Why the Tikka T3x in a Bravo keeps winning first-gun arguments
**The real reason:** It's not the rifle. It's the chassis doing half the work.
A **Tikka T3x** is a competent, repeatable action. It's not special. But a **KRG Bravo** takes a $600 rifle and makes it behave like a $2,500 one—adjustable comb, AICS-compatible magazine well, solid bedding platform, proper cheekrest geometry. You stop fighting the gun.
**Entry cost sits right.** You're spending $1,400–$1,600 for a complete system before optics. That leaves you another $1,200–$1,500 for a decent variable (Vortex **PST II** 5–25, Nightforce **SHV** 5–20) and ammunition. You can shoot your first season without borrowing money or learning regret.
**Magazine compatibility matters earlier than you think.** AICS mags are the standard in PRS, and Bravo chassis accepts them out of the box. You'll buy AICS mags for three guns after this one. Might as well start now. **Tikka's native mags don't feed into other systems.** You're already buying the right ecosystem.

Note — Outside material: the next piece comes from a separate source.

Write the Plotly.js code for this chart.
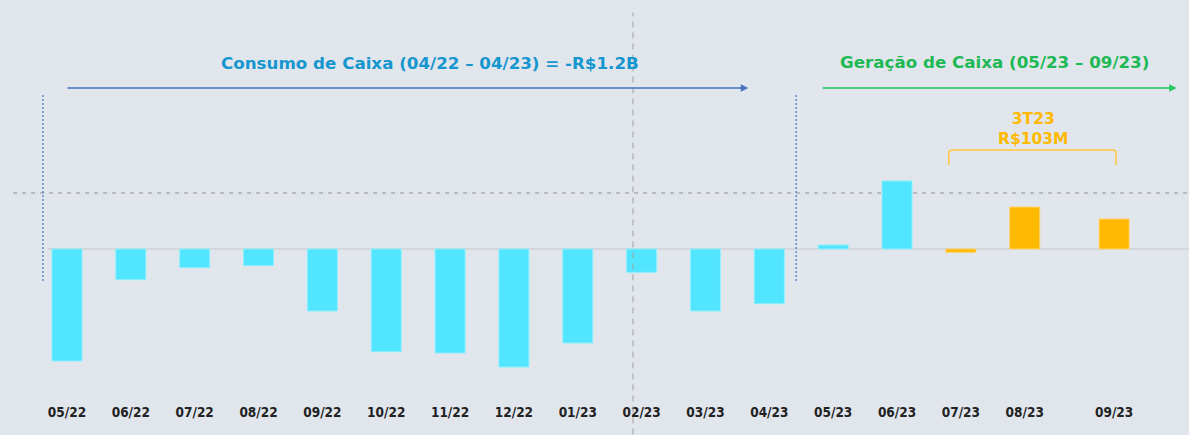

**The action itself is honest.** Tikka triggers break clean at 1.5–2 lbs after a ten-minute Huber job. The bolt throws smooth. It's not a match trigger, but at 100 yards—where you'll spend your first two months—you won't outshoot it. When you do (and you will), you'll know why, and you'll understand what a $400 trigger upgrade actually buys.
**Barrel life is genuine.** You'll get 3,000–4,000 rounds of sub-MOA performance in **6.5 Creedmoor** before thinking about a rebarrel. That's 4–5 seasons for most competitors. By then you'll know if you're serious, and you'll know what you actually want next.
**The variable isn't the rifle.** I've watched three shooters take Tikka-Bravos to matches. One went 5th in his class this spring. One is still zeroing. One quit after two weekends. The difference wasn't the gun. It was whether they'd shot precision before, whether they understood wind calls, whether they actually wanted to learn dope tables.
**Start here if:** You've shot before (not necessarily precision). You want to compete this year, not next year. You can drop $1,500 and sleep fine. You're willing to learn ammunition testing and ballistics before spending $3k on a rifle.
**Don't start here if:** You already own a precision rifle you're upgrading from. You're planning to shoot 1,000+ yards primarily (you'll want **6.5 PRC** or **.308 Win** in a heavier platform). You think $1,500 total is too little to spend, because that usually means you're buying wrong.
The Tikka-Bravo isn't magic. It's just the easiest path from "I want to shoot PRS" to "I know what I'm actually shooting." Everything after gets intentional.